> _WORK TO DO_: Restate the material word for word and leave out anything that is a picture.

> _DATASET EXTRACT_:

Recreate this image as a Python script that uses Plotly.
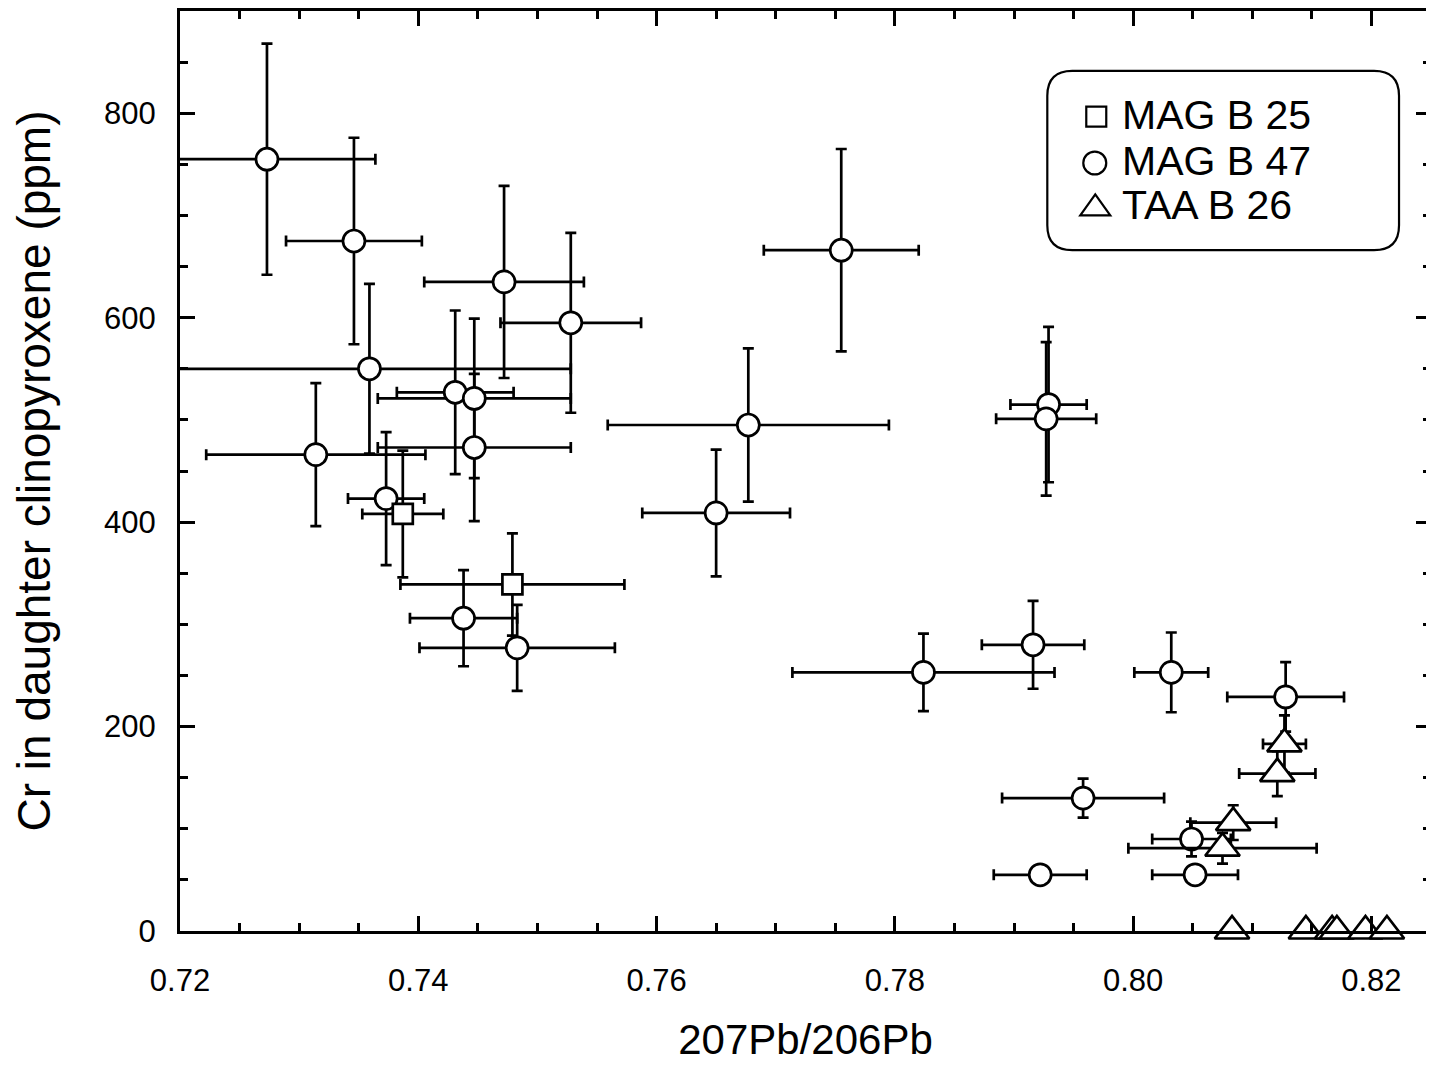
import plotly.graph_objects as go

# ---------------- data ----------------
# MAG B 25 (squares)
b25_x = [0.7387, 0.7479]
b25_y = [408, 339]
b25_xerr = [0.0034, 0.0094]
b25_yerr = [62, 50]

# MAG B 47 (circles)
b47_x = [0.7273, 0.7346, 0.7472, 0.7528, 0.7359, 0.7314, 0.7431, 0.7447, 0.7447,
         0.7373, 0.7438, 0.7483, 0.7677, 0.7650, 0.7755, 0.7824, 0.7916, 0.7929,
         0.7927, 0.8032, 0.8128, 0.8049, 0.8052, 0.7922, 0.7958]
b47_y = [755, 675, 635, 595, 550, 466, 527, 521, 473,
         423, 306, 277, 495, 409, 666, 253, 280, 515,
         501, 253, 229, 90, 55, 55, 130]
b47_xerr = [0.0091, 0.0057, 0.0067, 0.0059, 0.0169, 0.0092, 0.0049, 0.0081, 0.0081,
            0.0032, 0.0045, 0.0082, 0.0118, 0.0062, 0.0065, 0.0110, 0.0043, 0.0032,
            0.0042, 0.0031, 0.0049, 0.0033, 0.0036, 0.0039, 0.0068]
b47_yerr = [113, 101, 94, 88, 83, 70, 80, 78, 72,
            65, 47, 42, 75, 62, 99, 38, 43, 76,
            75, 39, 34, 17, 0, 0, 19]

# TAA B 26 (triangles)
b26_x = [0.8127, 0.8121, 0.8084, 0.8075]
b26_y = [183, 154, 106, 81]
b26_xerr = [0.0018, 0.0032, 0.0036, 0.0079]
b26_yerr = [28, 22, 17, 15]
# TAA B 26 analyses plotted on the axis (Cr = 0)
b26_zero_x = [0.8083, 0.8145, 0.8167, 0.8171, 0.8195, 0.8213]
b26_zero_y = [0, 0, 0, 0, 0, 0]

series_names = ["MAG B 25", "MAG B 47", "TAA B 26"]

x_ticks = [0.72, 0.74, 0.76, 0.78, 0.80, 0.82]
x_ticklabels = ["0.72", "0.74", "0.76", "0.78", "0.80", "0.82"]
y_ticks = [0, 200, 400, 600, 800]

# ---------------- styling ----------------
FONT = "Liberation Sans, Arial, Helvetica, sans-serif"
INK = "black"
ERR_W = 2.7
CAP = 5.5
MLW = 2.7


def err(vals):
    return dict(type="data", array=vals, visible=True, color=INK,
                thickness=ERR_W, width=CAP)


fig = go.Figure()

fig.add_trace(go.Scatter(
    x=b47_x, y=b47_y, mode="markers", name=series_names[1],
    error_x=err(b47_xerr), error_y=err(b47_yerr),
    marker=dict(symbol="circle", size=22, color="white",
                line=dict(color=INK, width=MLW)),
    cliponaxis=True,
))
fig.add_trace(go.Scatter(
    x=b25_x, y=b25_y, mode="markers", name=series_names[0],
    error_x=err(b25_xerr), error_y=err(b25_yerr),
    marker=dict(symbol="square", size=20, color="white",
                line=dict(color=INK, width=MLW)),
    cliponaxis=True,
))
fig.add_trace(go.Scatter(
    x=b26_x, y=b26_y, mode="markers", name=series_names[2],
    error_x=err(b26_xerr), error_y=err(b26_yerr),
    marker=dict(symbol="triangle-up", size=30, color="white",
                line=dict(color=INK, width=MLW)),
    cliponaxis=True,
))
fig.add_trace(go.Scatter(
    x=b26_zero_x, y=b26_zero_y, mode="markers", name=series_names[2],
    marker=dict(symbol="triangle-up", size=30, color="white",
                line=dict(color=INK, width=MLW)),
    cliponaxis=False,
))

# ---------------- page geometry ----------------
# the browser puts the figure 8 px in from the page's top-left corner
PAGE_OFF = 8
PAGE_W, PAGE_H = 1434, 1068
PLOT_L, PLOT_R, PLOT_T, PLOT_B = 180, 1432, 8, 931   # plot area on the page
W, H = PAGE_W - PAGE_OFF, PAGE_H - PAGE_OFF
ML = PLOT_L - PAGE_OFF
MT = PLOT_T - PAGE_OFF
MR = W - (PLOT_R - PAGE_OFF)
MB = H - (PLOT_B - PAGE_OFF)
PW, PH = PLOT_R - PLOT_L, PLOT_B - PLOT_T


def px2paper(px, py):
    return (px - PLOT_L) / PW, (PLOT_B - py) / PH


def rounded_box(x0, y0, x1, y1, r):
    rx, ry = r / PW, r / PH
    a0, b1 = px2paper(x0, y0)
    a1, b0 = px2paper(x1, y1)
    return (f"M {a0+rx},{b1} L {a1-rx},{b1} Q {a1},{b1} {a1},{b1-ry} "
            f"L {a1},{b0+ry} Q {a1},{b0} {a1-rx},{b0} "
            f"L {a0+rx},{b0} Q {a0},{b0} {a0},{b0+ry} "
            f"L {a0},{b1-ry} Q {a0},{b1} {a0+rx},{b1} Z")


# ---------------- legend (drawn by hand: rounded frame) ----------------
fig.add_shape(type="path", xref="paper", yref="paper",
              path=rounded_box(1048, 68, 1400, 248, 25),
              line=dict(color=INK, width=2.2), fillcolor="white", layer="below")

LW = 2.2
# square symbol
sx0, sy0 = px2paper(1087, 104)
sx1, sy1 = px2paper(1107, 124)
fig.add_shape(type="rect", xref="paper", yref="paper",
              x0=sx0, y0=sy1, x1=sx1, y1=sy0,
              line=dict(color=INK, width=LW), fillcolor="white")
# circle symbol
cx0, cy0 = px2paper(1084, 149)
cx1, cy1 = px2paper(1107, 172)
fig.add_shape(type="circle", xref="paper", yref="paper",
              x0=cx0, y0=cy1, x1=cx1, y1=cy0,
              line=dict(color=INK, width=LW), fillcolor="white")
# triangle symbol
ta = px2paper(1081, 213)
tb = px2paper(1111, 213)
tc = px2paper(1096, 192)
fig.add_shape(type="path", xref="paper", yref="paper",
              path=f"M {ta[0]},{ta[1]} L {tb[0]},{tb[1]} L {tc[0]},{tc[1]} Z",
              line=dict(color=INK, width=LW), fillcolor="white")

for name, py in zip(series_names, [112, 158, 203]):
    ax_, ay_ = px2paper(1121, py)
    fig.add_annotation(x=ax_, y=ay_, xref="paper", yref="paper",
                       text=name, showarrow=False, xanchor="left", yanchor="middle",
                       font=dict(family=FONT, size=41, color=INK))

axis_common = dict(
    showline=True, linecolor=INK, linewidth=3, mirror="ticks",
    ticks="inside", ticklen=15, tickwidth=3, tickcolor=INK,
    showgrid=False, zeroline=False,
    tickfont=dict(family=FONT, size=31, color=INK),
)

fig.update_layout(
    width=W, height=H,
    margin=dict(l=ML, r=MR, t=MT, b=MB, pad=0),
    paper_bgcolor="white", plot_bgcolor="white",
    font=dict(family=FONT, color=INK),
    showlegend=False,
    xaxis=dict(
        range=[0.72, 0.825], tickvals=x_ticks, ticktext=x_ticklabels,
        minor=dict(dtick=0.005, tick0=0.72, ticks="inside", ticklen=8,
                   tickwidth=2.5, tickcolor=INK),
        ticklabelstandoff=20,
        title=dict(text="207Pb/206Pb", font=dict(family=FONT, size=42, color=INK),
                   standoff=28),
        **axis_common,
    ),
    yaxis=dict(
        range=[0, 900], tickvals=y_ticks,
        minor=dict(dtick=50, tick0=0, ticks="inside", ticklen=8,
                   tickwidth=2.5, tickcolor=INK),
        ticklabelstandoff=15,
        title=dict(text="Cr in daughter clinopyroxene (ppm)",
                   font=dict(family=FONT, size=46, color=INK), standoff=50),
        **axis_common,
    ),
)

fig.write_html("out.html")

> _WRITTEN REPLY_:
Recreate this image as a Python script that uses Plotly.
import plotly.graph_objects as go

# ---------------- data ----------------
# MAG B 25 (squares)
b25_x = [0.7387, 0.7479]
b25_y = [408, 339]
b25_xerr = [0.0034, 0.0094]
b25_yerr = [62, 50]

# MAG B 47 (circles)
b47_x = [0.7273, 0.7346, 0.7472, 0.7528, 0.7359, 0.7314, 0.7431, 0.7447, 0.7447,
         0.7373, 0.7438, 0.7483, 0.7677, 0.7650, 0.7755, 0.7824, 0.7916, 0.7929,
         0.7927, 0.8032, 0.8128, 0.8049, 0.8052, 0.7922, 0.7958]
b47_y = [755, 675, 635, 595, 550, 466, 527, 521, 473,
         423, 306, 277, 495, 409, 666, 253, 280, 515,
         501, 253, 229, 90, 55, 55, 130]
b47_xerr = [0.0091, 0.0057, 0.0067, 0.0059, 0.0169, 0.0092, 0.0049, 0.0081, 0.0081,
            0.0032, 0.0045, 0.0082, 0.0118, 0.0062, 0.0065, 0.0110, 0.0043, 0.0032,
            0.0042, 0.0031, 0.0049, 0.0033, 0.0036, 0.0039, 0.0068]
b47_yerr = [113, 101, 94, 88, 83, 70, 80, 78, 72,
            65, 47, 42, 75, 62, 99, 38, 43, 76,
            75, 39, 34, 17, 0, 0, 19]

# TAA B 26 (triangles)
b26_x = [0.8127, 0.8121, 0.8084, 0.8075]
b26_y = [183, 154, 106, 81]
b26_xerr = [0.0018, 0.0032, 0.0036, 0.0079]
b26_yerr = [28, 22, 17, 15]
# TAA B 26 analyses plotted on the axis (Cr = 0)
b26_zero_x = [0.8083, 0.8145, 0.8167, 0.8171, 0.8195, 0.8213]
b26_zero_y = [0, 0, 0, 0, 0, 0]

series_names = ["MAG B 25", "MAG B 47", "TAA B 26"]

x_ticks = [0.72, 0.74, 0.76, 0.78, 0.80, 0.82]
x_ticklabels = ["0.72", "0.74", "0.76", "0.78", "0.80", "0.82"]
y_ticks = [0, 200, 400, 600, 800]

# ---------------- styling ----------------
FONT = "Liberation Sans, Arial, Helvetica, sans-serif"
INK = "black"
ERR_W = 2.7
CAP = 5.5
MLW = 2.7


def err(vals):
    return dict(type="data", array=vals, visible=True, color=INK,
                thickness=ERR_W, width=CAP)


fig = go.Figure()

fig.add_trace(go.Scatter(
    x=b47_x, y=b47_y, mode="markers", name=series_names[1],
    error_x=err(b47_xerr), error_y=err(b47_yerr),
    marker=dict(symbol="circle", size=22, color="white",
                line=dict(color=INK, width=MLW)),
    cliponaxis=True,
))
fig.add_trace(go.Scatter(
    x=b25_x, y=b25_y, mode="markers", name=series_names[0],
    error_x=err(b25_xerr), error_y=err(b25_yerr),
    marker=dict(symbol="square", size=20, color="white",
                line=dict(color=INK, width=MLW)),
    cliponaxis=True,
))
fig.add_trace(go.Scatter(
    x=b26_x, y=b26_y, mode="markers", name=series_names[2],
    error_x=err(b26_xerr), error_y=err(b26_yerr),
    marker=dict(symbol="triangle-up", size=30, color="white",
                line=dict(color=INK, width=MLW)),
    cliponaxis=True,
))
fig.add_trace(go.Scatter(
    x=b26_zero_x, y=b26_zero_y, mode="markers", name=series_names[2],
    marker=dict(symbol="triangle-up", size=30, color="white",
                line=dict(color=INK, width=MLW)),
    cliponaxis=False,
))

# ---------------- page geometry ----------------
# the browser puts the figure 8 px in from the page's top-left corner
PAGE_OFF = 8
PAGE_W, PAGE_H = 1434, 1068
PLOT_L, PLOT_R, PLOT_T, PLOT_B = 180, 1432, 8, 931   # plot area on the page
W, H = PAGE_W - PAGE_OFF, PAGE_H - PAGE_OFF
ML = PLOT_L - PAGE_OFF
MT = PLOT_T - PAGE_OFF
MR = W - (PLOT_R - PAGE_OFF)
MB = H - (PLOT_B - PAGE_OFF)
PW, PH = PLOT_R - PLOT_L, PLOT_B - PLOT_T


def px2paper(px, py):
    return (px - PLOT_L) / PW, (PLOT_B - py) / PH


def rounded_box(x0, y0, x1, y1, r):
    rx, ry = r / PW, r / PH
    a0, b1 = px2paper(x0, y0)
    a1, b0 = px2paper(x1, y1)
    return (f"M {a0+rx},{b1} L {a1-rx},{b1} Q {a1},{b1} {a1},{b1-ry} "
            f"L {a1},{b0+ry} Q {a1},{b0} {a1-rx},{b0} "
            f"L {a0+rx},{b0} Q {a0},{b0} {a0},{b0+ry} "
            f"L {a0},{b1-ry} Q {a0},{b1} {a0+rx},{b1} Z")


# ---------------- legend (drawn by hand: rounded frame) ----------------
fig.add_shape(type="path", xref="paper", yref="paper",
              path=rounded_box(1048, 68, 1400, 248, 25),
              line=dict(color=INK, width=2.2), fillcolor="white", layer="below")

LW = 2.2
# square symbol
sx0, sy0 = px2paper(1087, 104)
sx1, sy1 = px2paper(1107, 124)
fig.add_shape(type="rect", xref="paper", yref="paper",
              x0=sx0, y0=sy1, x1=sx1, y1=sy0,
              line=dict(color=INK, width=LW), fillcolor="white")
# circle symbol
cx0, cy0 = px2paper(1084, 149)
cx1, cy1 = px2paper(1107, 172)
fig.add_shape(type="circle", xref="paper", yref="paper",
              x0=cx0, y0=cy1, x1=cx1, y1=cy0,
              line=dict(color=INK, width=LW), fillcolor="white")
# triangle symbol
ta = px2paper(1081, 213)
tb = px2paper(1111, 213)
tc = px2paper(1096, 192)
fig.add_shape(type="path", xref="paper", yref="paper",
              path=f"M {ta[0]},{ta[1]} L {tb[0]},{tb[1]} L {tc[0]},{tc[1]} Z",
              line=dict(color=INK, width=LW), fillcolor="white")

for name, py in zip(series_names, [112, 158, 203]):
    ax_, ay_ = px2paper(1121, py)
    fig.add_annotation(x=ax_, y=ay_, xref="paper", yref="paper",
                       text=name, showarrow=False, xanchor="left", yanchor="middle",
                       font=dict(family=FONT, size=41, color=INK))

axis_common = dict(
    showline=True, linecolor=INK, linewidth=3, mirror="ticks",
    ticks="inside", ticklen=15, tickwidth=3, tickcolor=INK,
    showgrid=False, zeroline=False,
    tickfont=dict(family=FONT, size=31, color=INK),
)

fig.update_layout(
    width=W, height=H,
    margin=dict(l=ML, r=MR, t=MT, b=MB, pad=0),
    paper_bgcolor="white", plot_bgcolor="white",
    font=dict(family=FONT, color=INK),
    showlegend=False,
    xaxis=dict(
        range=[0.72, 0.825], tickvals=x_ticks, ticktext=x_ticklabels,
        minor=dict(dtick=0.005, tick0=0.72, ticks="inside", ticklen=8,
                   tickwidth=2.5, tickcolor=INK),
        ticklabelstandoff=20,
        title=dict(text="207Pb/206Pb", font=dict(family=FONT, size=42, color=INK),
                   standoff=28),
        **axis_common,
    ),
    yaxis=dict(
        range=[0, 900], tickvals=y_ticks,
        minor=dict(dtick=50, tick0=0, ticks="inside", ticklen=8,
                   tickwidth=2.5, tickcolor=INK),
        ticklabelstandoff=15,
        title=dict(text="Cr in daughter clinopyroxene (ppm)",
                   font=dict(family=FONT, size=46, color=INK), standoff=50),
        **axis_common,
    ),
)

fig.write_html("out.html")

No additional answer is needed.